Seconding Notepad++. When you open the file, it should show the file size in the status bar at the bottom. That should give you a clue whether the entire 23,997 characters are being read or not.
Suggestion from a total non-techie: is it possible that the text color got set to the same as the background color? I somehow did that once. Trying to highlight a line or so made my text suddenly reappear.
In an effort to always rule out the easy and the obvious first …
Have you tried hitting PgDn (Page Down) 10 or 20 times to see if, for some reason, your text got moved down and blank text inserted at the top of the file ?
Similarly, you can navigate to the end (keystroke sequence varies by which computer you have – EDIT: often CTRL+Fn+END) and see if there’s anything at the end of the file.
If notepad++ doesn’t work, and chkdsk doesn’t show a problem, it might be a bad character corrupting the file. vim might work, I use Xemacs since I used emacs when I did most stuff at work on UNIX.
Xemacs is still useful in editing html files, since it doesn’t feel it needs to reformat things for you.
It’s possible that the file got corrupted in a way that confuses notepad into thinking it’s read the whole file. Say, the end-of-file character or NULLs. You can try opening it up in a hex editor to see if there’s anything recoverable in there. Here’s an online one you can try:
I would not recommend that anyone use any variant of vi, unless I held some sort of vendetta against them. pico is just as reliable, and far more user-friendly.
One easy thing you could do is print the file. In the File Explorer, right click on the .txt file and you should see Print in the list of tasks. Click that and it should go to the default printer.
If you go this route, I would definitely do a Print Preview before I actually printed the file, though.
If it did get corrupted, you never know what kind of gobbledygook resulted, including no end of Page Breaks. You could go through a ton of paper and ink with nothing but a few nonsense characters on each page.
I will second this - I use vi-type programs, but I spent a lot of time in the 80s playing Rogue and Hack so moving the cursor using hjkl is second nature.
You do not have to “use” it [though, what do you mean? It should work fine, including mouse gestures.] It is enough to open up the file to see what it displays. For instance null bytes should look like ^@ rather than a blank space on the screen. However, a dedicated hex-editor might indeed be more straightforward for that purpose if you do not need a text editor.

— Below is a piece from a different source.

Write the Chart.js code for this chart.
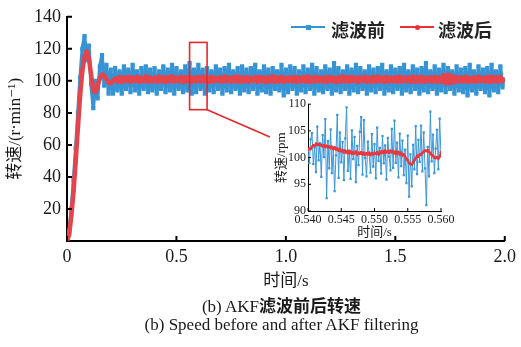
<!DOCTYPE html>
<html>
<head>
<meta charset="utf-8">
<script src="https://cdn.jsdelivr.net/npm/chart.js@4.4.1/dist/chart.umd.min.js"></script>
<style>
  html, body { margin: 0; padding: 0; background: #fff; overflow: hidden; }
  #wrap { position: relative; width: 521px; height: 347px; }
  #main { position: absolute; left: 0; top: 0; }
  #inset { position: absolute; left: 260px; top: 95px; }
  .lg-line { position: absolute; top: 26px; width: 34px; height: 2px; }
  .lg-mark { position: absolute; top: 24.5px; width: 5px; height: 5px; }
  .lg-text { position: absolute; top: 16px; line-height: 22px; font: bold 18px "Noto Sans CJK SC"; color: #222; }
  .cap { position: absolute; left: 21px; width: 521px; text-align: center; line-height: 22px;
         font: 17px "Liberation Serif", "Times New Roman", "DejaVu Serif", serif; color: #1a1a1a; }
  .cap b { font-family: "Noto Sans CJK SC"; font-weight: bold; }
</style>
</head>
<body>
<div id="wrap">
  <canvas id="main" width="521" height="347"></canvas>
  <canvas id="inset" width="200" height="150"></canvas>

  <div class="lg-line" style="left:291px;background:#3794d4"></div>
  <div class="lg-mark" style="left:305.5px;background:#3794d4"></div>
  <div class="lg-text" style="left:331px">滤波前</div>
  <div class="lg-line" style="left:400px;background:#ee3036"></div>
  <div class="lg-mark" style="left:414.5px;background:#ee3036;border-radius:50%"></div>
  <div class="lg-text" style="left:438px">滤波后</div>

  <div class="cap" style="top:292px">(b) AKF<b>滤波前后转速</b></div>
  <div class="cap" style="top:315px">(b) Speed before and after AKF filtering</div>
</div>
<script>
// 主图：0~2 s，每 0.01 s 一个采样
const T_MAIN = Array.from({ length: 201 }, (_, i) => +(i * 0.01).toFixed(2));
const X_TICKS = [0, 0.5, 1.0, 1.5, 2.0];
const Y_TICKS = [20, 40, 60, 80, 100, 120, 140];

const BEFORE_MAIN = [
  0, 6, 20, 38, 58, 80, 102, 120, 128, 113,
  122, 98, 83, 100, 89, 109, 116, 97, 110, 92,
  107, 92, 108, 94, 106, 92, 109, 95, 107, 93,
  110, 94, 106, 92, 108, 95, 109, 93, 107, 94,
  108, 92, 106, 95, 109, 93, 107, 94, 110, 92,
  108, 95, 106, 93, 109, 94, 111, 92, 107, 93,
  110, 95, 107, 92, 108, 94, 106, 93, 109, 95,
  107, 92, 108, 94, 110, 93, 106, 95, 108, 92,
  109, 94, 107, 93, 108, 95, 110, 92, 106, 94,
  109, 93, 107, 92, 108, 95, 106, 94, 110, 91,
  107, 93, 109, 95, 108, 92, 106, 94, 109, 93,
  107, 95, 110, 92, 108, 94, 106, 93, 109, 95,
  107, 92, 111, 94, 108, 93, 106, 95, 109, 92,
  107, 94, 110, 93, 108, 95, 106, 92, 109, 94,
  107, 93, 108, 95, 110, 92, 106, 94, 109, 93,
  107, 95, 108, 92, 110, 94, 106, 93, 109, 95,
  107, 92, 108, 94, 111, 93, 106, 95, 109, 92,
  107, 94, 110, 93, 108, 95, 106, 92, 109, 94,
  107, 93, 108, 91, 110, 94, 106, 92, 109, 95,
  107, 93, 108, 91, 110, 94, 106, 93, 109, 96,
  101
];

const AFTER_MAIN = [
  0, 4, 16, 31, 50, 71, 91, 106, 115, 118.5,
  114, 104, 94, 93, 97, 101.5, 104, 103.5, 101, 99,
  98.5, 100, 101.5, 99.6, 102.4, 99.2, 102.1, 99.8, 102.6, 99.4,
  102.2, 99.7, 102.5, 99.3, 102.0, 99.9, 102.7, 99.5, 102.3, 99.6,
  102.1, 99.4, 102.6, 99.8, 102.2, 99.3, 102.4, 99.7, 102.8, 99.5,
  102.0, 99.6, 102.5, 99.2, 102.3, 99.9, 102.6, 99.4, 102.1, 99.7,
  102.4, 99.5, 102.7, 99.8, 102.2, 99.3, 102.5, 99.6, 102.0, 99.9,
  102.3, 99.4, 102.6, 99.7, 102.1, 99.5, 102.4, 99.8, 102.7, 99.3,
  102.2, 99.6, 102.5, 99.4, 102.0, 99.9, 102.3, 99.5, 102.6, 99.7,
  102.1, 99.2, 102.4, 99.6, 102.8, 99.4, 102.2, 99.7, 102.5, 99.3,
  102.0, 99.8, 102.3, 99.5, 102.6, 99.4, 102.1, 99.7, 102.4, 99.6,
  102.7, 99.3, 102.2, 99.5, 102.5, 99.8, 102.0, 99.4, 102.3, 99.6,
  102.6, 99.7, 102.1, 99.2, 102.4, 99.5, 102.8, 99.6, 102.2, 99.4,
  102.5, 99.9, 102.0, 99.3, 102.3, 99.7, 102.6, 99.5, 102.1, 99.4,
  102.4, 99.6, 102.7, 99.8, 102.2, 99.3, 102.5, 99.5, 102.0, 99.7,
  102.3, 99.4, 102.6, 99.6, 102.1, 99.8, 102.4, 99.3, 102.7, 99.5,
  102.2, 99.6, 102.5, 99.4, 102.0, 99.7, 102.3, 99.5, 102.6, 99.4,
  102.1, 99.6, 103.5, 98.6, 103.8, 98.5, 103.2, 99.0, 102.4, 99.5,
  102.2, 99.7, 102.5, 99.3, 102.0, 99.6, 102.3, 99.4, 102.6, 99.8,
  102.1, 99.5, 102.4, 99.3, 102.7, 99.6, 102.2, 99.4, 102.5, 99.7,
  100.8
];

// 局部放大：0.540~0.560 s，每 0.0002 s 一个采样
const T_INSET = Array.from({ length: 101 }, (_, i) => +(0.54 + i * 0.0002).toFixed(4));
const INSET_X_TICKS = [0.540, 0.545, 0.550, 0.555, 0.560];
const INSET_Y_TICKS = [90, 95, 100, 105, 110];

const BEFORE_INSET = [
  101.2, 99.0, 103.4, 104.6, 98.8, 101.9, 97.3, 105.8, 99.5, 102.7,
  96.4, 104.2, 100.1, 107.2, 92.4, 103.1, 98.0, 105.3, 97.1, 101.6,
  93.7, 100.4, 108.0, 96.2, 104.7, 99.1, 102.9, 95.8, 103.6, 109.4,
  97.5, 101.3, 96.0, 105.1, 99.7, 103.9, 95.4, 102.2, 98.6, 104.8,
  107.6, 96.8, 107.0, 99.9, 96.5, 103.0, 100.6, 97.2, 104.4, 98.3,
  102.5, 96.1, 105.6, 99.4, 101.8, 97.0, 104.0, 98.9, 102.3, 95.9,
  103.7, 100.2, 97.6, 105.4, 98.1, 106.9, 99.0, 102.8, 96.3, 104.5,
  98.4, 103.2, 96.7, 101.5, 95.2, 104.1, 92.7, 100.6, 94.6, 102.4,
  97.8, 105.9, 96.9, 103.3, 99.2, 106.0, 97.4, 104.7, 98.0, 91.1,
  102.0, 96.5, 108.6, 99.3, 104.3, 97.1, 101.7, 105.2, 97.8, 107.3,
  100.4
];

const AFTER_INSET = [
  101.4, 101.7, 101.6, 102.0, 102.3, 102.2, 102.6, 102.4, 102.5, 102.3,
  102.4, 102.1, 102.3, 102.0, 102.2, 101.9, 102.1, 101.8, 102.0, 101.6,
  101.9, 101.5, 101.7, 101.3, 101.6, 101.2, 101.4, 101.0, 101.3, 100.9,
  101.2, 100.8, 101.1, 100.7, 101.0, 100.8, 101.1, 100.6, 100.9, 100.7,
  101.0, 100.6, 100.9, 100.5, 100.8, 100.6, 100.9, 100.5, 100.8, 100.6,
  100.9, 100.7, 101.0, 100.6, 101.1, 100.8, 101.2, 100.9, 101.3, 101.0,
  101.2, 100.9, 101.3, 101.0, 101.2, 100.8, 101.1, 100.7, 101.0, 100.6,
  100.9, 100.4, 100.6, 100.1, 99.8, 99.5, 99.0, 98.8, 98.7, 99.1,
  99.5, 99.9, 100.3, 100.2, 100.6, 100.5, 100.9, 101.1, 101.3, 101.2,
  101.4, 101.1, 100.8, 100.5, 100.3, 100.0, 99.9, 100.1, 99.8, 100.2,
  101.0
];

// 放大框及引线（数据坐标）
const BOX_X = [0.56, 0.64], BOX_Y = [82, 124];
const LEAD_END = [0.927, 65];

const BLUE = '#3794d4', RED = '#e6444d';
const SERIF = '"Liberation Serif", "Times New Roman", "DejaVu Serif", serif, "Noto Sans CJK SC"';
const INK = '#1a1a1a';

const xy = (ts, vs) => ts.map((t, i) => ({ x: t, y: vs[i] }));

// 向内的刻度线
const innerTicks = {
  id: 'innerTicks',
  afterDraw(chart, args, opts) {
    const { ctx, chartArea: a, scales: { x, y } } = chart;
    ctx.save();
    ctx.strokeStyle = '#000';
    ctx.lineWidth = opts.width;
    ctx.beginPath();
    x.ticks.forEach(t => { const p = x.getPixelForValue(t.value); ctx.moveTo(p, a.bottom); ctx.lineTo(p, a.bottom - opts.len); });
    y.ticks.forEach(t => { const p = y.getPixelForValue(t.value); ctx.moveTo(a.left, p); ctx.lineTo(a.left + opts.len, p); });
    ctx.stroke();
    ctx.restore();
  }
};

const zoomBox = {
  id: 'zoomBox',
  afterDatasetsDraw(chart) {
    const { ctx, scales: { x, y } } = chart;
    const x0 = x.getPixelForValue(BOX_X[0]), x1 = x.getPixelForValue(BOX_X[1]);
    const y0 = y.getPixelForValue(BOX_Y[0]), y1 = y.getPixelForValue(BOX_Y[1]);
    ctx.save();
    ctx.strokeStyle = '#e8262c';
    ctx.lineWidth = 1.6;
    ctx.strokeRect(x0, y1, x1 - x0, y0 - y1);
    ctx.beginPath();
    ctx.moveTo(x1, y0);
    ctx.lineTo(x.getPixelForValue(LEAD_END[0]), y.getPixelForValue(LEAD_END[1]));
    ctx.stroke();
    ctx.restore();
  }
};

const tickFont = size => ({ family: SERIF, size });

new Chart(document.getElementById('main'), {
  type: 'line',
  data: {
    datasets: [
      { label: '滤波后', data: xy(T_MAIN, AFTER_MAIN), borderColor: RED, backgroundColor: RED,
        borderWidth: 4.5, borderJoinStyle: 'round', pointStyle: 'circle', pointRadius: 2, pointBorderWidth: 0 },
      { label: '滤波前', data: xy(T_MAIN, BEFORE_MAIN), borderColor: BLUE, backgroundColor: BLUE,
        borderWidth: 3.6, borderJoinStyle: 'bevel', pointStyle: 'rect', pointRadius: 3, pointBorderWidth: 0 },
    ],
  },
  options: {
    responsive: false, animation: false, devicePixelRatio: 1,
    layout: { padding: { left: 0, top: 16, right: 13, bottom: 55 } },
    plugins: { legend: { display: false }, tooltip: { enabled: false }, innerTicks: { len: 5, width: 2 } },
    scales: {
      x: {
        type: 'linear', min: 0, max: 2,
        afterBuildTicks: s => { s.ticks = X_TICKS.map(v => ({ value: v })); },
        ticks: { callback: v => v === 0 ? '0' : v.toFixed(1), font: tickFont(18), color: INK, padding: 5, maxRotation: 0 },
        grid: { display: false, drawTicks: false },
        border: { color: '#000', width: 2 },
        title: { display: true, text: '时间/s', font: tickFont(17), color: INK, padding: 0 },
        afterFit: s => { s.height = 51; },
      },
      y: {
        min: 0, max: 140,
        afterBuildTicks: s => { s.ticks = Y_TICKS.map(v => ({ value: v })); },
        ticks: { font: tickFont(18), color: INK, padding: 6 },
        grid: { display: false, drawTicks: false },
        border: { color: '#000', width: 2 },
        title: { display: true, text: '转速/(r·min⁻¹)', font: tickFont(17), color: INK, padding: { top: 5, bottom: 0 } },
        afterFit: s => { s.width = 67; },
      },
    },
  },
  plugins: [innerTicks, zoomBox],
});

new Chart(document.getElementById('inset'), {
  type: 'line',
  data: {
    datasets: [
      { label: '滤波后', data: xy(T_INSET, AFTER_INSET), borderColor: '#e8383f', backgroundColor: '#e8383f',
        borderWidth: 2, pointStyle: 'circle', pointRadius: 1.4, pointBorderWidth: 0 },
      { label: '滤波前', data: xy(T_INSET, BEFORE_INSET), borderColor: '#3b97d9', backgroundColor: '#3b97d9',
        borderWidth: 1, pointStyle: 'rect', pointRadius: 1.6, pointBorderWidth: 0 },
    ],
  },
  options: {
    responsive: false, animation: false, devicePixelRatio: 1,
    layout: { padding: { left: 0, top: 9, right: 19, bottom: 5 } },
    plugins: { legend: { display: false }, tooltip: { enabled: false }, innerTicks: { len: 3, width: 1 } },
    scales: {
      x: {
        type: 'linear', min: 0.54, max: 0.56,
        afterBuildTicks: s => { s.ticks = INSET_X_TICKS.map(v => ({ value: v })); },
        ticks: { callback: v => v.toFixed(3), font: tickFont(12), color: INK, padding: 2, maxRotation: 0, autoSkip: false },
        grid: { display: false, drawTicks: false },
        border: { color: '#000', width: 1 },
        title: { display: true, text: '时间/s', font: tickFont(13), color: INK, padding: 0 },
        afterFit: s => { s.height = 29; },
      },
      y: {
        min: 90, max: 110,
        afterBuildTicks: s => { s.ticks = INSET_Y_TICKS.map(v => ({ value: v })); },
        ticks: { font: tickFont(12), color: INK, padding: 2 },
        grid: { display: false, drawTicks: false },
        border: { color: '#000', width: 1 },
        title: { display: true, text: '转速/rpm', font: tickFont(13), color: INK, padding: { top: 14, bottom: 0 } },
        afterFit: s => { s.width = 48; },
      },
    },
  },
  plugins: [innerTicks],
});
</script>
</body>
</html>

You know you can also just click on the arrow keys or use the mouse, right? Or change the keys to whatever you want? If @Chronos does not like to use Vi that’s fine, definitely not a topic for General Questions, but it is a known-to-be-reliable program for dealing with text files.
In the OP’s case, you would install “Gvim” from the link I gave, then navigate to the mystery file, right-click on it, and if everything was successful there should be a menu option to open it in Vim. Select that, and a window should pop open containing your file. Quit from the menu or Xing the window when you are done.
If you want to use it to write a novel, I dispute the statement about it not being user-friendly: there is a tutorial you can run from the Windows program menu. Takes 20–30 minutes. You would want to then set up infinite undo history (so, for example, going back to the version you had 2 months ago always works), which admittedly is not in the basic tutorial, but is it in Pico’s? If Pico does not support persistent multi-level undo, then that alone disqualifies it from being suitable for real work like programming or writing.
I’ve wondered about reports of corrupted flash drives that claim to leave the directory intact but the file contents are garbage. In a case I was shown it appeared the contents was the same garbage in all the files. Maybe that was the same kind of fake and the directory entries are just pointing to the same location on the device.
I’m having a busy day so I haven’t been able to try some of the suggestions yet (but I thank everyone).
However, it’s not looking good. I tried the suggestion to print out a copy of the file using file manager. It worked in that it printed out the six pages of the supposed text. But they were all blank. So I may have a relatively large file that contains no actual text.
Somebody asked where this file is stored. It’s on the hard drive in the Windows Documents file.
I’ll try some more suggestions over the weekend but I’ve pretty much given up hope on recovering this file.